Para el joven scholar que yo era en aquel momento, la posibilidad de dictar un par de charlas en semejante universidad fue un inmerecido honor que aún recuerdo con orgullo y que me dio la oportunidad de intercambiar opiniones y puntos de vista con los estudiantes y los numerosos colegas españoles, europeos y americanos presentes en el público. Pues una de las muchas ventajas de Salamanca no es solo la de ofrecerle al profesor visitante la escucha atenta de un estudiantado interesado e informado, sino también la de ser un foro al que acuden hispanistas del mundo entero. Me acuerdo de que las dispersas notas de mis dos charlas salieron de aquel encuentro llenas de correcciones y nuevas referencias bibliográficas en varias lenguas. Gracias a ellas, pude redactar luego sobre bases más sólidas el ensayo “Rafael Cadenas, en busca de una espiritualidad terrena”, que se publicó en Cuadernos Hispanoamericanos en 1996 y que fue por entonces uno de los primeros trabajos dedicados al poeta venezolano en una revista académica española. También saldría más tarde, en esa misma revista, “La religión del vacío”, la reescritura de la charla sobre Sarduy.

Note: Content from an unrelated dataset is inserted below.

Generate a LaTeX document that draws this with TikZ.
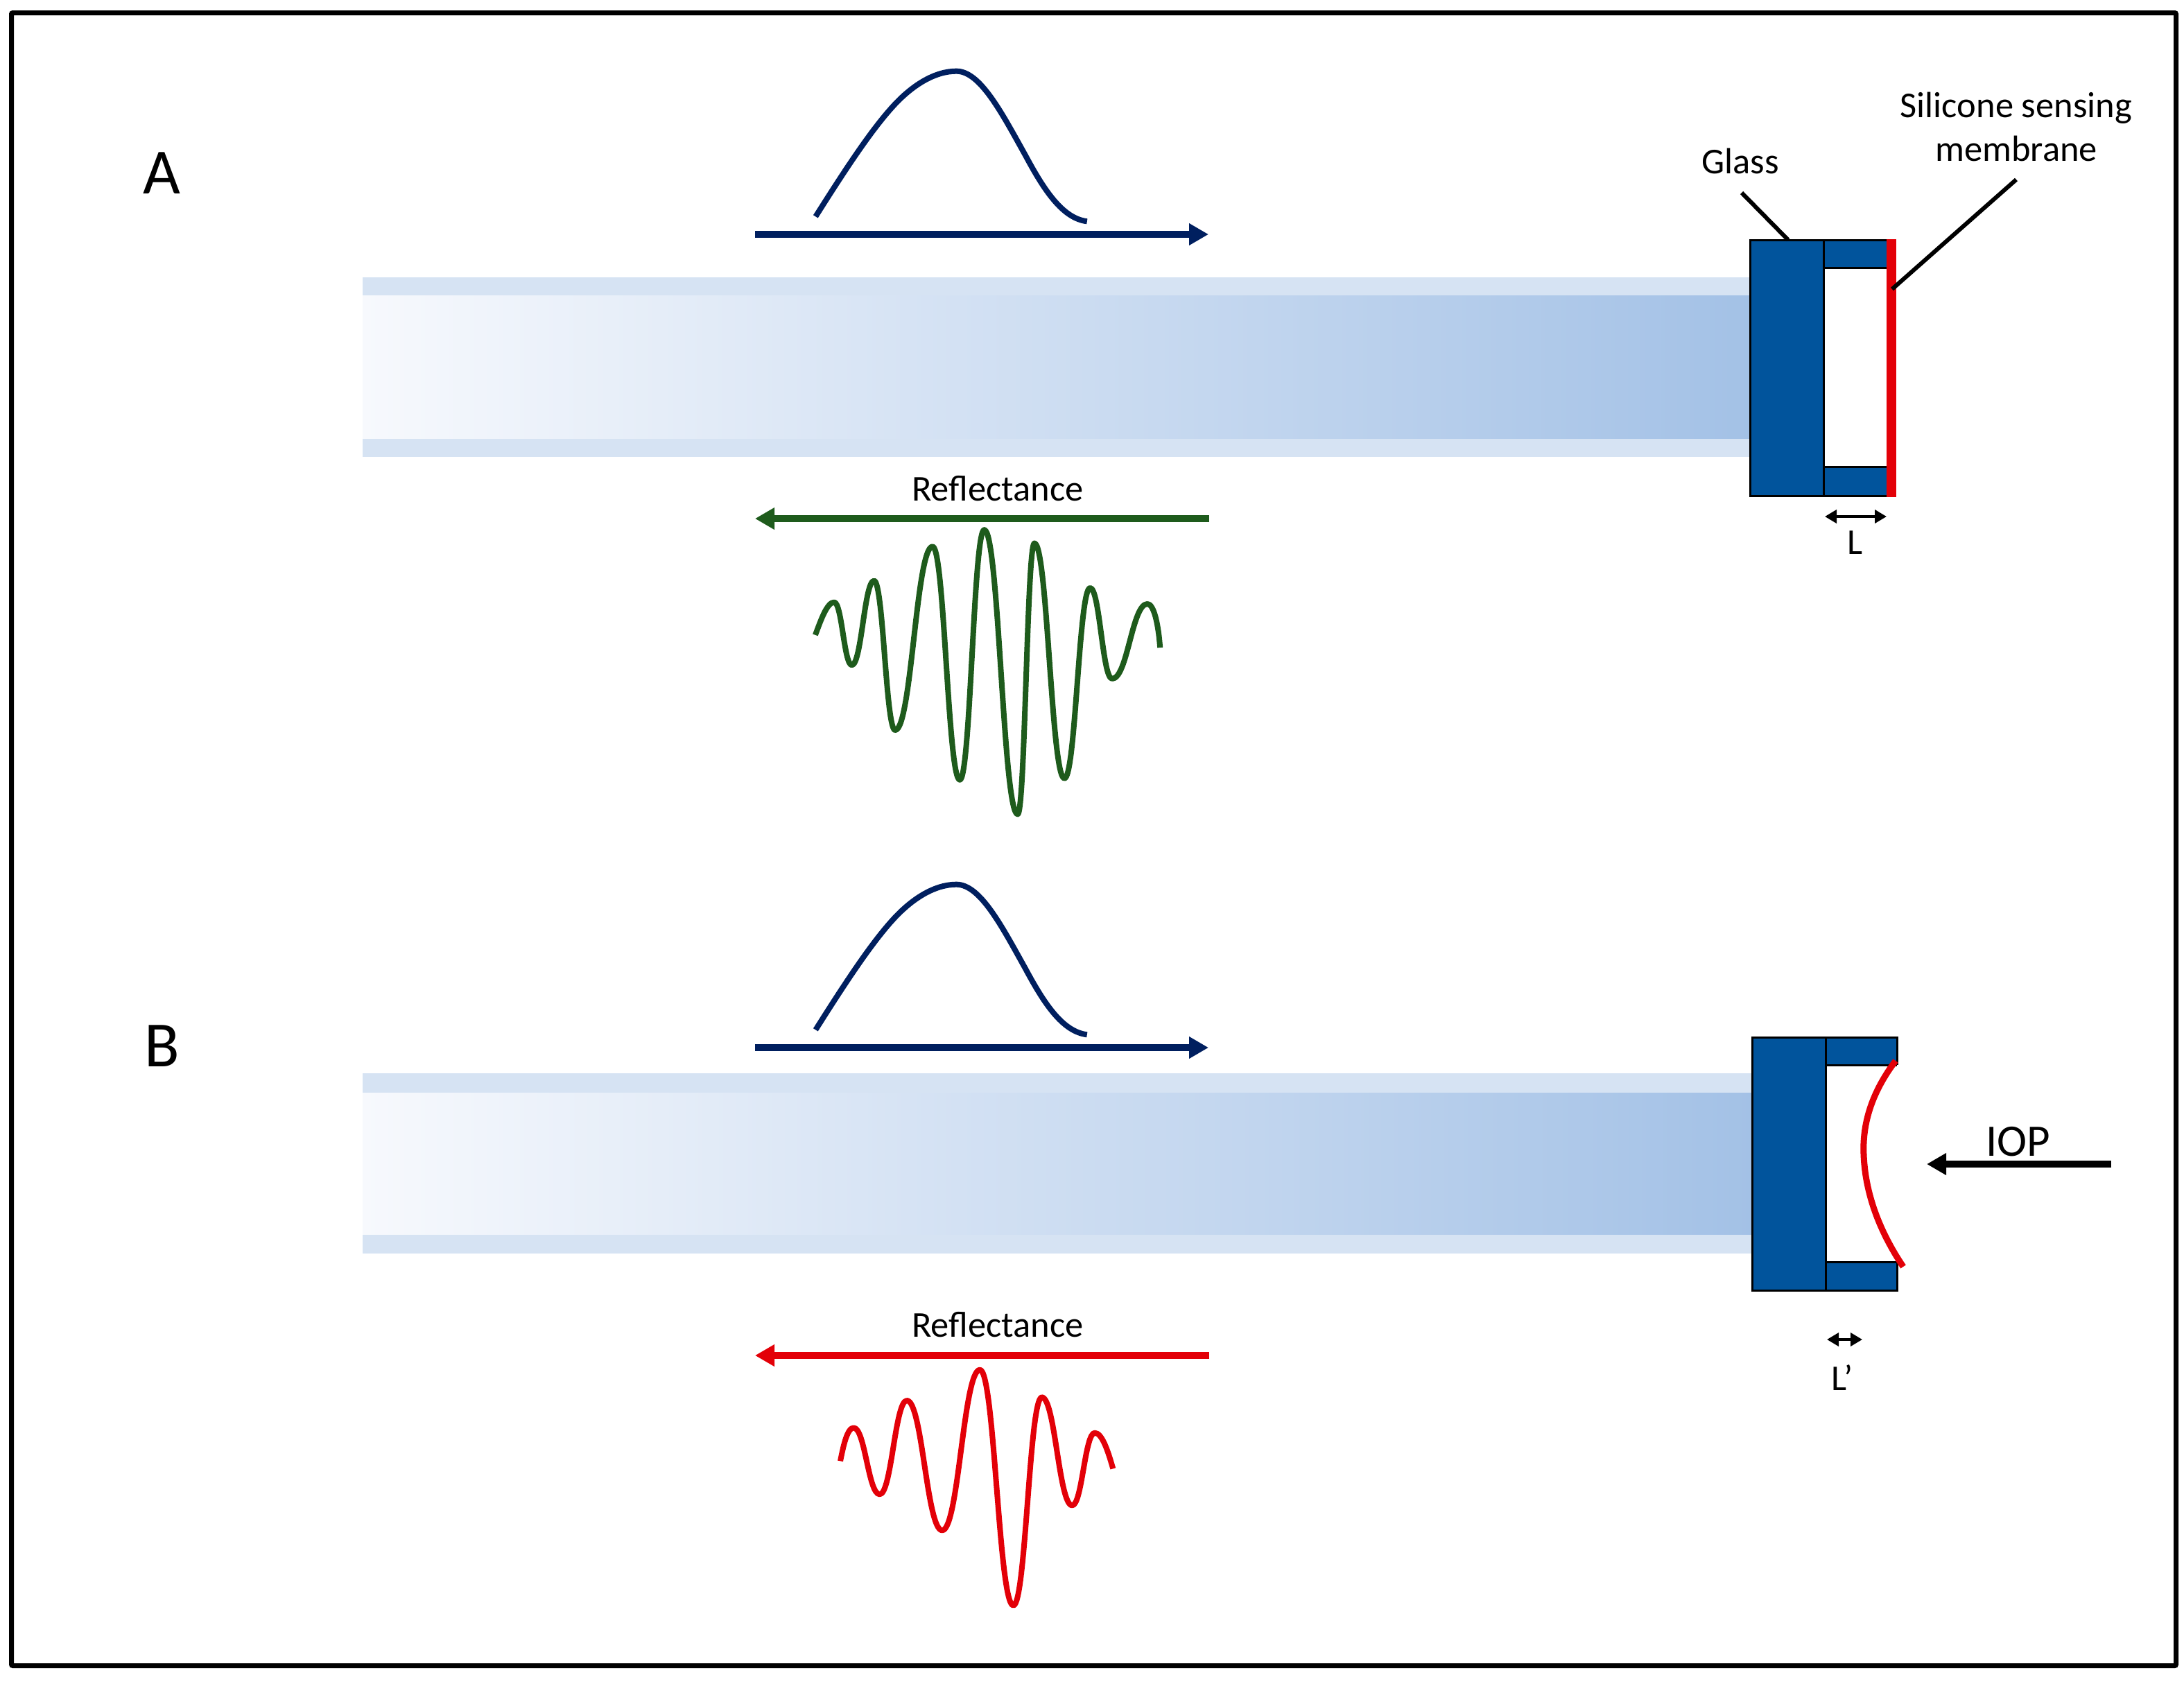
\documentclass[tikz,border=0pt]{standalone}
\usepackage{fontspec}
\setmainfont{Carlito}
\usetikzlibrary{arrows.meta}
\definecolor{glassblue}{HTML}{01549C}
\definecolor{band}{HTML}{D6E3F3}
\definecolor{fibL}{HTML}{F7F9FD}
\definecolor{fibM}{HTML}{D6E2F2}
\definecolor{fibR}{HTML}{A3C1E6}
\definecolor{navy}{HTML}{001F5F}
\definecolor{wavegreen}{HTML}{1E5B1C}
\definecolor{sigred}{HTML}{E30008}
\tikzset{
  x=1pt,y=-1pt,
  txt/.style={inner sep=0pt,outer sep=0pt,anchor=base,align=center,font=\fontsize{52.5}{63}\selectfont,text=black},
  big/.style={txt,font=\fontsize{93}{93}\selectfont},
  mid/.style={txt,font=\fontsize{65}{65}\selectfont},
  thickarrow/.style={line width=9.5pt,-{Triangle[length=28pt,width=30pt]}},
  tinyarrow/.style={line width=4pt,{Triangle[length=17pt,width=19pt]}-{Triangle[length=17pt,width=19pt]}},
  leader/.style={line width=6pt,black},
  wave/.style={line width=8pt,line join=round},
  block/.style={draw=black,line width=3pt,fill=glassblue},
  cavity/.style={fill=white},
  edge/.style={line width=3pt,black}
}
% segment between two extrema with horizontal tangents
\def\seg(#1,#2)(#3,#4){.. controls ({#1+0.44*(#3-#1)},#2) and ({#3-0.44*(#3-#1)},#4) .. (#3,#4)}
\begin{document}
\begin{tikzpicture}
\useasboundingbox (0,0) rectangle (3150,2425);
\fill[white] (0,0) rectangle (3150,2425);
\draw[line width=7pt,black,rounded corners=2pt] (16.5,18.5) rectangle (3138.5,2402.5);

% ---------- Panel A ----------
\node[big] (labA) at (233,279) {A};
\fill[band] (523,400) rectangle (2526,659);
\shade[left color=fibL,middle color=fibM,right color=fibR] (523,426) rectangle (2526,632);
\draw[block] (2524,346) rectangle (2733,715);
\fill[cavity] (2630,386) rectangle (2723,673);
\draw[edge] (2630,346) -- (2630,715);
\draw[edge] (2630,386) -- (2723,386);
\draw[edge] (2630,673) -- (2723,673);
\fill[sigred] (2721,344.5) rectangle (2735,716.5);

\node[txt] (glass) at (2510,250) {Glass};
\node[txt] (silicone) at (2908,169) {Silicone sensing};
\node[txt] (membrane) at (2908,232) {membrane};
\coordinate (gS) at (2512,278);
\coordinate (gE) at (2579,346);
\coordinate (mS) at (2908,259);
\coordinate (mE) at (2729,417);
\draw[leader] (gS) -- (gE);
\draw[leader] (mS) -- (mE);
\coordinate (lL) at (2632,745);
\coordinate (lR) at (2721,745);
\draw[tinyarrow] (lL) -- (lR);
\node[txt] (lab) at (2675,799) {L};

\coordinate (inAs) at (1089,338);
\coordinate (inAe) at (1743,338);
\draw[thickarrow,navy] (inAs) -- (inAe);
\coordinate (outAs) at (1744,748);
\coordinate (outAe) at (1089,748);
\draw[thickarrow,wavegreen] (outAs) -- (outAe);
\node[txt] (refA) at (1439,722) {Reflectance};

\begin{scope}[shift={(1050,70)},x=0.4464pt,y=-0.3333pt]
\draw[wave,navy] (283,727) .. controls (390,500) and (470,340) .. (540,240)
  .. controls (600,155) and (670,98) .. (738,98)
  .. controls (815,98) and (885,280) .. (960,460)
  .. controls (1020,610) and (1080,735) .. (1160,748);
\end{scope}

\begin{scope}[shift={(1050,660)},x=0.4464pt,y=-0.3448pt]
\draw[wave,wavegreen] (282,742) .. controls (300,680) and (320,605) .. (343,605)
  \seg(343,605)(400,868) \seg(400,868)(472,515) \seg(472,515)(540,1140)
  \seg(540,1140)(661,372) \seg(661,372)(749,1348) \seg(749,1348)(828,302)
  \seg(828,302)(936,1492) \seg(936,1492)(990,358) \seg(990,358)(1087,1342)
  \seg(1087,1342)(1170,545) \seg(1170,545)(1241,925) \seg(1241,925)(1355,612)
  .. controls (1375,612) and (1390,690) .. (1396,795);
\end{scope}

% ---------- Panel B ----------
\node[big] (labB) at (234,1538) {B};
\fill[band] (523,1548) rectangle (2529,1808);
\shade[left color=fibL,middle color=fibM,right color=fibR] (523,1576) rectangle (2529,1780);
\draw[block] (2527,1496) rectangle (2736,1861);
\fill[cavity] (2633,1536) rectangle (2739,1820);
\draw[edge] (2633,1496) -- (2633,1861);
\draw[edge] (2633,1536) -- (2736,1536);
\draw[edge] (2633,1820) -- (2736,1820);
\coordinate (memT) at (2734,1530);
\coordinate (memB) at (2745,1827);
\draw[line width=9pt,sigred] (memT) .. controls (2700,1575) and (2686,1620) .. (2688,1665)
  .. controls (2690,1720) and (2710,1775) .. (memB);

\coordinate (iopS) at (3045,1679);
\coordinate (iopE) at (2779,1679);
\draw[thickarrow,black] (iopS) -- (iopE);
\node[mid] (iop) at (2911,1667) {IOP};
\coordinate (lpL) at (2635,1932);
\coordinate (lpR) at (2686,1932);
\draw[tinyarrow] (lpL) -- (lpR);
\node[txt] (labp) at (2657,2005) {L’};

\coordinate (inBs) at (1089,1511);
\coordinate (inBe) at (1743,1511);
\draw[thickarrow,navy] (inBs) -- (inBe);
\coordinate (outBs) at (1744,1955);
\coordinate (outBe) at (1089,1955);
\draw[thickarrow,sigred] (outBs) -- (outBe);
\node[txt] (refB) at (1439,1928) {Reflectance};

\begin{scope}[shift={(1050,1243)},x=0.4464pt,y=-0.3333pt]
\draw[wave,navy] (283,727) .. controls (390,500) and (470,340) .. (540,240)
  .. controls (600,155) and (670,98) .. (738,98)
  .. controls (815,98) and (885,280) .. (960,460)
  .. controls (1020,610) and (1080,735) .. (1160,748);
\end{scope}

\begin{scope}[shift={(1050,1860)},x=0.4464pt,y=-0.3333pt]
\draw[wave,sigred] (363,742) .. controls (372,680) and (385,598) .. (406,598)
  \seg(406,598)(490,886) \seg(490,886)(578,480) \seg(578,480)(692,1042)
  \seg(692,1042)(814,347) \seg(814,347)(922,1367) \seg(922,1367)(1014,466)
  \seg(1014,466)(1112,934) \seg(1112,934)(1185,620)
  .. controls (1210,620) and (1230,710) .. (1244,775);
\end{scope}
\end{tikzpicture}
\end{document}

No quisiera concluir esta brevísima nota sin destacar la importancia de la continuidad de la Cátedra José Antonio Ramos Sucre en las trágicas circunstancias por las que atraviesa actualmente Venezuela. Hoy, cuando entre los 5 millones de venezolanos que han dejado el país, se han marchado al extranjero cientos de escritores e intelectuales. Hoy, cuando una parte no menos substancial del campo cultural que subsiste fronteras adentro no dispone de los medios necesarios para seguir llevando a cabo proyectos de investigación y de creación, esta cátedra podría representar, en los años por venir, a la vez un punto de encuentro para preservar los vínculos entre unos y otros, y un espacio para la búsqueda de recursos e iniciativas que favorezcan la producción y la difusión de la literatura de Venezuela. Concordia y colaboración forman parte de nuestras primeras necesidades. Si la cátedra contribuye en algún grado a satisfacerlas, nuestra gratitud para con Salamanca no podrá ser sino más grande.